Afghanistan

Death toll rises to 23 in bombing outside foreign ministry in Kabul

Aftermath of attack on Ministry of Foreign Affairs compound in Kabul.

The death toll from a deadly bombing in front of the main gate of the Ministry of Foreign Affairs in downtown Kabul on Wednesday rose to at least 23 people, all of them former employees of the ministry who had worked there for years, a Taliban official from the foreign affairs ministry told Amu on Thursday.

The Taliban official said the casualties rose to 23 on Thursday afternoon and that four Taliban members have been wounded in the attack.

The photos of at least nine employees of the ministry of foreign affairs who worked in the ministry under the previous government – ahead of August 2021 – are widely circulated on social media over the past 24 hours after the attack.

Daesh claimed responsibility for the attack, saying a suicide bomber affiliated with the group carried out the bombing.

Sibghatullah Ahmadi, a former spokesman for the ministry of foreign affairs and a current spokesman for the anti-Taliban resistance front, in a tweet said that at least 50 employees of the ministry, who worked there ahead of the fall of the government to the Taliban, were killed or wounded in the attack.

He claimed that a number of Taliban guards opened fire on the foreign ministry employees who were leaving the ministry following the attack.

Taliban has not commented on Ahmadi’s remarks. Taliban said five people were killed in the attack, calling the bombing as a heinous act.

The Emergency NGO said however that the Surgical Centre of the Emergency Hospital in Kabul received more than 40 patients following the explosion.

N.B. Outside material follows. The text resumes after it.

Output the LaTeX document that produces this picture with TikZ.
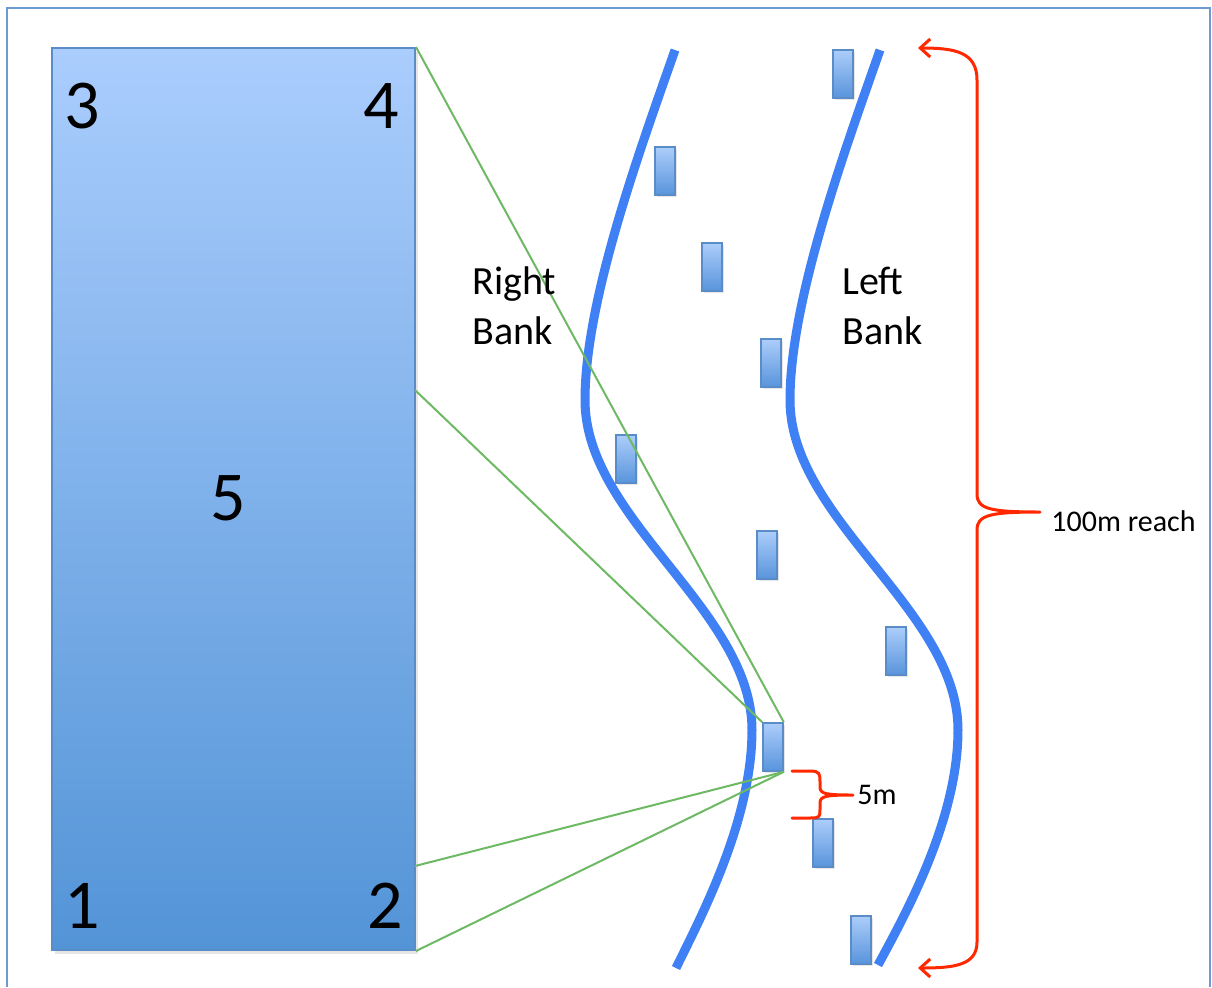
\documentclass[tikz,border=0pt]{standalone}
\usepackage{fontspec}
\setmainfont{Carlito}
\usetikzlibrary{arrows.meta,shadows}
\definecolor{frameblue}{RGB}{108,155,210}
\definecolor{bigtop}{RGB}{170,205,253}
\definecolor{bigbot}{RGB}{83,148,215}
\definecolor{boxedge}{RGB}{90,140,200}
\definecolor{boxtop}{RGB}{172,205,250}
\definecolor{boxbot}{RGB}{88,148,220}
\definecolor{riverblue}{RGB}{64,128,245}
\definecolor{braceRed}{RGB}{255,40,0}
\definecolor{sightgreen}{RGB}{110,185,100}
\tikzset{
  bigrect/.style={draw=boxedge, line width=1pt, top color=bigtop, bottom color=bigbot,
    minimum width=181.5pt, minimum height=451pt, inner sep=0pt,
    drop shadow={opacity=0.2, shadow xshift=1.5pt, shadow yshift=-2pt}},
  stone/.style={draw=boxedge, line width=0.8pt, top color=boxtop, bottom color=boxbot,
    minimum width=10pt, minimum height=24pt, inner sep=0pt,
    drop shadow={opacity=0.2, shadow xshift=1pt, shadow yshift=-1.2pt}},
  digit/.style={inner sep=0pt, font=\fontsize{35}{42}\selectfont},
  banklabel/.style={inner sep=0pt, anchor=west, align=left, font=\fontsize{20}{25}\selectfont},
  smalllabel/.style={inner sep=0pt, anchor=west, font=\fontsize{15}{18}\selectfont},
  river/.style={draw=riverblue, line width=4.5pt},
  sight/.style={draw=sightgreen, line width=1pt},
  bracket/.style={draw=braceRed, line width=1.5pt, line cap=round, line join=round},
}
\begin{document}
\begin{tikzpicture}[x=0.5pt,y=-0.5pt]
\useasboundingbox (0,0) rectangle (1212,987);
\fill[white] (0,0) rectangle (1212,987);
% outer frame
\draw[frameblue, line width=0.8pt] (7,987) -- (7,8) -- (1210,8) -- (1210,987);

% rivers
\draw[river] (675,50) .. controls (640,150) and (585,300) .. (585,400)
  .. controls (585,520) and (752,610) .. (752,730)
  .. controls (752,820) and (702,915) .. (676,968);
\draw[river] (880,50) .. controls (845,150) and (790,300) .. (790,400)
  .. controls (790,520) and (958,610) .. (958,730)
  .. controls (958,820) and (905,915) .. (878,965);

% big rectangle
\node[bigrect] (big) at (233.5,499) {};
\node[digit] (n3) at (82,106) {3};
\node[digit] (n4) at (381,106) {4};
\node[digit] (n1) at (82,906) {1};
\node[digit] (n2) at (385,906) {2};
\node[digit] (n5) at (228,498) {5};

% stones
\node[stone] (s1) at (843,74) {};
\node[stone] (s2) at (665,171) {};
\node[stone] (s3) at (712,267) {};
\node[stone] (s4) at (771,363) {};
\node[stone] (s5) at (626,459) {};
\node[stone] (s6) at (767,555) {};
\node[stone] (s7) at (896,651) {};
\node[stone] (s8) at (773,747) {};
\node[stone] (s9) at (823,843) {};
\node[stone] (s10) at (861,940) {};

% sight lines
\coordinate (gmid) at (415,390);
\coordinate (glow) at (415,866);
\draw[sight] (big.north east) -- (s8.north east);
\draw[sight] (gmid) -- (s8.north west);
\draw[sight] (glow) -- (s8.south east);
\draw[sight] (big.south east) -- (s8.south east);

% labels
\node[banklabel] (rb) at (472,306) {Right\\Bank};
\node[banklabel] (lb) at (842,306) {Left\\Bank};

% big bracket
\coordinate (bt) at (918,48);
\coordinate (bb) at (918,968);
\coordinate (btip) at (1040,512);
\draw[bracket, {Straight Barb[length=5pt,width=9pt]}-{Straight Barb[length=5pt,width=9pt]}]
  (bt) .. controls (955,48) and (977,52) .. (977,80) -- (977,494)
  .. controls (977,509) and (990,512) .. (btip)
  .. controls (990,512) and (977,515) .. (977,530) -- (977,942)
  .. controls (977,965) and (955,968) .. (bb);
\node[smalllabel] (reach) at (1051,521) {100m reach};

% small bracket
\coordinate (st) at (792,771);
\coordinate (sb) at (792,818);
\coordinate (stip) at (853,795);
\draw[bracket] (st) -- (810,771) .. controls (820,771) and (820,774) .. (820,782) -- (820,787)
  .. controls (820,794) and (826,795) .. (stip)
  .. controls (826,795) and (820,796) .. (820,803) -- (820,809)
  .. controls (820,817) and (820,818) .. (810,818) -- (sb);
\node[smalllabel] (five) at (857,795) {5m};
\end{tikzpicture}
\end{document}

“Casualty numbers are continuing to rise as the situation unfolds. This was the first mass casualty incident handled by EMERGENCY’s hospital in the capital in 2023. The Surgical Centre handled 29 mass casualty incidents in 2022,” the hospital said in a statement issued soon after the explosion happened.

“We have received more than 40 patients in the hospital, it is difficult to draw up a final number, we are continuing to respond,” explained Stefano Sozza, EMERGENCY’s Country Director in Afghanistan. “This is the first mass casualty in 2023, but certainly one of those with the most patients since the beginning of 2022. So much so that we have also set up beds in the kitchens and canteen.”

In 2022, EMERGENCY treated more than 12,800 patients in its Kabul hospital, including more than 2,500 admissions and over 4,500 surgeries. Of the latter, 99% were gunshot or explosion wounds and stabbings, the statement added.

Quoting a Taliban official, Reuters reported that at least 20 people were killed in the attack, which was claimed by Daesh hours after it happened.

According to figures collected by Amu, at least 10 employees of the Ministry of Foreign Affairs are among those killed in the blast. The employees had worked at the ministry ahead of the fall of the republic government in August 2021.

The attack triggered global reactions, with US charge d’affaries for Afghanistan calling for finding out how and why such attacks are happening and what measures can be done to prevent such incidents from happening.